Stop making excuses, and stop being envious of those who do things and have things you don't.

Antigone

The harder you work, the more bad luck you may have. If you're working multiple jobs, you're not exactly going to have the oppurtunity to look for luck.

And how, pray tell, did you manage not to get into debt in the first place? I'd really like to see a person direct me to how I can pay 100,000 dollars worth of an education without going into debt. Doesn't matter what my summer job is, I'm not getting that kind of money.

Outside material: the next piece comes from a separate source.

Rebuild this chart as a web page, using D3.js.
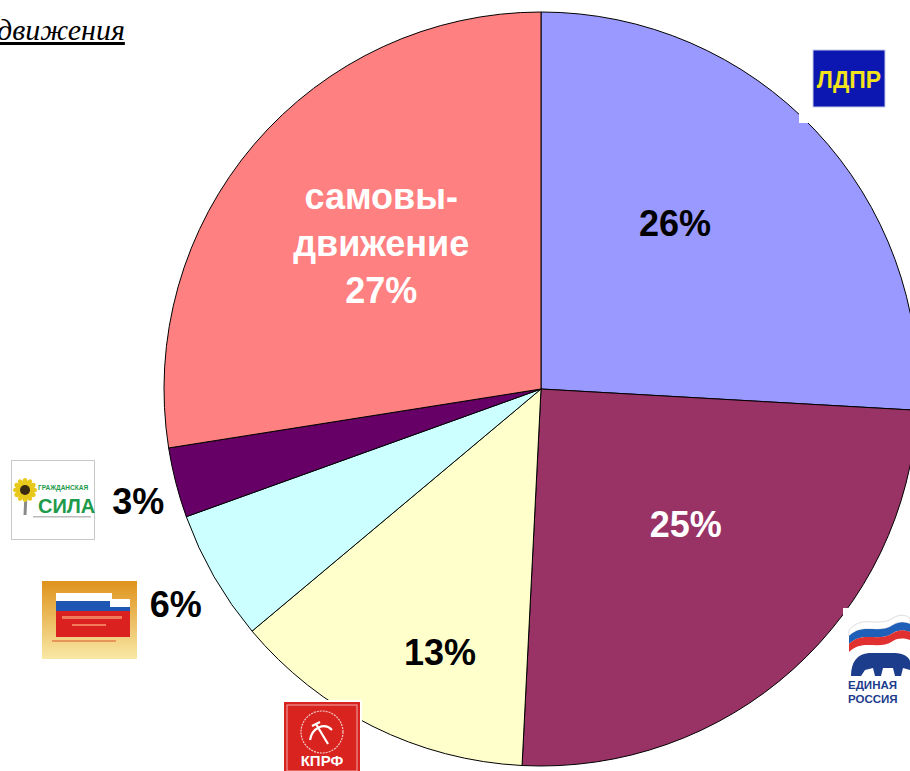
<!DOCTYPE html>
<html>
<head>
<meta charset="utf-8">
<script src="https://cdn.jsdelivr.net/npm/d3@7"></script>
<style>
  body { margin: 0; background: #fff; }
  svg { display: block; }
</style>
</head>
<body>
<svg id="chart"></svg>
<script>
const width = 910, height = 771;

// data (shares, labels as printed)
const parties = ["ЛДПР", "Единая Россия", "КПРФ", "Справедливая Россия", "Гражданская сила", "самовыдвижение"];
const shares = [25.9, 24.9, 13.1, 5.6, 3.0, 27.5];
const labels = ["26%", "25%", "13%", "6%", "3%", "27%"];
const colors = ["#9999FF", "#993366", "#FFFFCC", "#CCFFFF", "#660066", "#FF8080"];
const labelColors = ["#000", "#fff", "#000", "#000", "#000", "#fff"];

// label placement: angle (deg from 12 o'clock) and distance from centre
const labelAngle = [39, 133, 201, 239.5, 254.5, 312];
const labelDist = [213, 198, 282, 424, 418, 215];

const cx = 541, cy = 389, radius = 377;

const svg = d3.select("#chart")
              .attr("width", width)
              .attr("height", height);

// title fragment, cut at the left edge
svg.append("text")
   .attr("x", -3)
   .attr("y", 40)
   .attr("font-family", "Liberation Serif, serif")
   .attr("font-style", "italic")
   .attr("font-size", 30)
   .attr("text-decoration", "underline")
   .attr("fill", "#000")
   .text("движения");

const pie = d3.pie().sort(null).value(d => d);
const arcs = pie(shares);
const arc = d3.arc().innerRadius(0).outerRadius(radius);

const g = svg.append("g").attr("transform", `translate(${cx},${cy})`);

g.selectAll("path")
 .data(arcs)
 .enter()
 .append("path")
 .attr("d", arc)
 .attr("fill", (d, i) => colors[i])
 .attr("stroke", "#000")
 .attr("stroke-width", 1);

g.selectAll("text.pct")
 .data(arcs)
 .enter()
 .append("text")
 .attr("class", "pct")
 .attr("x", (d, i) => labelDist[i] * Math.sin(labelAngle[i] * Math.PI / 180))
 .attr("y", (d, i) => -labelDist[i] * Math.cos(labelAngle[i] * Math.PI / 180))
 .attr("text-anchor", "middle")
 .attr("font-family", "Liberation Sans, Arial, sans-serif")
 .attr("font-weight", "bold")
 .attr("font-size", 36)
 .attr("fill", (d, i) => labelColors[i])
 .each(function(d, i) {
    const t = d3.select(this);
    if (i === 5) {
      const lines = ["самовы-", "движение", labels[i]];
      lines.forEach((s, k) => {
        t.append("tspan")
         .attr("x", t.attr("x"))
         .attr("dy", k === 0 ? "-1.0em" : "1.3em")
         .text(s);
      });
    } else {
      t.attr("dy", "0.36em").text(labels[i]);
    }
 });

// ---- party logos (simplified) ----
const logos = svg.append("g");

// ЛДПР
logos.append("rect").attr("x", 799).attr("y", 45).attr("width", 92).attr("height", 78).attr("fill", "#fff");
logos.append("rect").attr("x", 813).attr("y", 50).attr("width", 72).attr("height", 57)
     .attr("fill", "#0B17B0").attr("stroke", "#c8cbe8").attr("stroke-width", 1);
logos.append("text").attr("x", 849).attr("y", 88).attr("text-anchor", "middle")
     .attr("font-family", "Liberation Sans, Arial, sans-serif").attr("font-weight", "bold")
     .attr("font-size", 23).attr("fill", "#F2E31C").text("ЛДПР");

// Единая Россия
const er = logos.append("g").attr("transform", "translate(843,608)");
er.append("rect").attr("width", 67).attr("height", 98).attr("fill", "#fff");
er.append("path").attr("d", "M6,22 C20,6 35,20 50,10 C58,5 64,8 67,10 L67,16 C60,14 55,13 50,17 C35,27 20,14 6,28 Z").attr("fill", "#fff").attr("stroke", "#ddd");
er.append("path").attr("d", "M6,28 C20,14 35,27 50,17 C57,13 62,14 67,16 L67,24 C60,22 55,22 50,25 C35,35 20,22 6,36 Z").attr("fill", "#1f5fb8");
er.append("path").attr("d", "M6,36 C20,22 35,35 50,25 C57,21 62,22 67,24 L67,32 C60,30 55,30 50,33 C35,43 20,30 6,44 Z").attr("fill", "#e03030");
er.append("path").attr("d", "M8,68 C8,54 14,46 26,45 L52,45 C60,45 66,49 67,53 L67,62 L60,60 L58,68 L52,68 L50,60 L40,60 L38,68 L32,68 L30,60 L22,62 L18,68 L10,68 Z").attr("fill", "#1c3c8c");
er.append("text").attr("x", 5).attr("y", 81).attr("font-family", "Liberation Sans, Arial, sans-serif")
  .attr("font-weight", "bold").attr("font-size", 11.5).attr("fill", "#1c3c8c").text("ЕДИНАЯ");
er.append("text").attr("x", 5).attr("y", 95).attr("font-family", "Liberation Sans, Arial, sans-serif")
  .attr("font-weight", "bold").attr("font-size", 11.5).attr("fill", "#1c3c8c").text("РОССИЯ");

// КПРФ
const kp = logos.append("g").attr("transform", "translate(282,700)");
kp.append("rect").attr("width", 80).attr("height", 71).attr("fill", "#fff");
kp.append("rect").attr("x", 2).attr("y", 2).attr("width", 76).attr("height", 69).attr("fill", "#D9231E");
kp.append("rect").attr("x", 5).attr("y", 5).attr("width", 70).attr("height", 66).attr("fill", "none")
  .attr("stroke", "#f4c9c6").attr("stroke-width", 0.8);
kp.append("circle").attr("cx", 40).attr("cy", 32).attr("r", 21).attr("fill", "none")
  .attr("stroke", "#f4c9c6").attr("stroke-width", 1.2).attr("stroke-dasharray", "2,1");
kp.append("path").attr("d", "M28,40 C30,28 42,22 50,30 M34,24 L46,44 M30,26 L38,22")
  .attr("fill", "none").attr("stroke", "#fff").attr("stroke-width", 2.2);
kp.append("text").attr("x", 40).attr("y", 66).attr("text-anchor", "middle")
  .attr("font-family", "Liberation Sans, Arial, sans-serif").attr("font-weight", "bold")
  .attr("font-size", 15).attr("fill", "#fff").text("КПРФ");

// Справедливая Россия
const defs = svg.append("defs");
const grad = defs.append("linearGradient").attr("id", "srGrad").attr("x1", 0).attr("y1", 0).attr("x2", 0).attr("y2", 1);
grad.append("stop").attr("offset", "0%").attr("stop-color", "#DF931C");
grad.append("stop").attr("offset", "100%").attr("stop-color", "#F9E8A6");
const sr = logos.append("g").attr("transform", "translate(42,581)");
sr.append("rect").attr("width", 95).attr("height", 78).attr("fill", "url(#srGrad)");
sr.append("rect").attr("x", 14).attr("y", 12).attr("width", 56).attr("height", 8).attr("fill", "#fff");
sr.append("rect").attr("x", 14).attr("y", 20).attr("width", 56).attr("height", 10).attr("fill", "#1f56b4");
sr.append("rect").attr("x", 68).attr("y", 18).attr("width", 20).attr("height", 8).attr("fill", "#fff");
sr.append("rect").attr("x", 68).attr("y", 26).attr("width", 20).attr("height", 8).attr("fill", "#1f56b4");
sr.append("rect").attr("x", 14).attr("y", 30).attr("width", 74).attr("height", 26).attr("fill", "#DB2020");
sr.append("rect").attr("x", 20).attr("y", 35).attr("width", 60).attr("height", 3).attr("fill", "#f07a5a");
sr.append("rect").attr("x", 30).attr("y", 43).attr("width", 34).attr("height", 2).attr("fill", "#f07a5a");
sr.append("rect").attr("x", 10).attr("y", 59).attr("width", 64).attr("height", 2).attr("fill", "#e06a40").attr("opacity", 0.6);

// Гражданская сила
const gs = logos.append("g").attr("transform", "translate(11,460)");
gs.append("rect").attr("x", 0.5).attr("y", 0.5).attr("width", 83).attr("height", 79).attr("fill", "#fff")
  .attr("stroke", "#c8c8c8");
gs.append("path").attr("d", "M15,34 L14,55").attr("stroke", "#8a8a8a").attr("stroke-width", 3);
d3.range(12).forEach(k => {
  const a = k * Math.PI / 6;
  gs.append("ellipse").attr("cx", 14 + 8 * Math.cos(a)).attr("cy", 30 + 8 * Math.sin(a))
    .attr("rx", 4).attr("ry", 2.5).attr("transform", `rotate(${k * 30},${14 + 8 * Math.cos(a)},${30 + 8 * Math.sin(a)})`)
    .attr("fill", "#E8C81A");
});
gs.append("circle").attr("cx", 14).attr("cy", 30).attr("r", 5).attr("fill", "#3a2a10");
gs.append("text").attr("x", 27).attr("y", 30).attr("font-family", "Liberation Sans, Arial, sans-serif")
  .attr("font-weight", "bold").attr("font-size", 6.5).attr("fill", "#1d9a4a").text("ГРАЖДАНСКАЯ");
gs.append("text").attr("x", 27).attr("y", 53).attr("font-family", "Liberation Sans, Arial, sans-serif")
  .attr("font-weight", "bold").attr("font-size", 20).attr("fill", "#1d9a4a").text("СИЛА");
gs.append("rect").attr("x", 22).attr("y", 56).attr("width", 58).attr("height", 1.5).attr("fill", "#bbb");
</script>
</body>
</html>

Ah, the unquestioned privelege of the smugly self-righteous. I love how this "I just worked hard" attitude means that they don't have to change anything about themselves. They get to ignore people who didn't have their resources.

Jas

Admitting privilege--be it race, class, or gender--seems to be incredibly difficult for some people. Admitting that without vast amounts of privilege you would not have achieved what you have now is hard. By ignoring the way privilege operates in daily life, you are choosing to blind yourself to the reality that were you born in different circumstances, your hard work and perseverance alone would NOT have gotten you where you are today. It's ignorant to say that because a few individuals managed to crawl out of the (race, class, or gender) gutter, and be incredibly successful, that everyone ought to be able to. The bootstraps myth is pervasive, namely because of how conveniently it allows us to deny that our achievements weren't facilitated by our upbringing or position in society.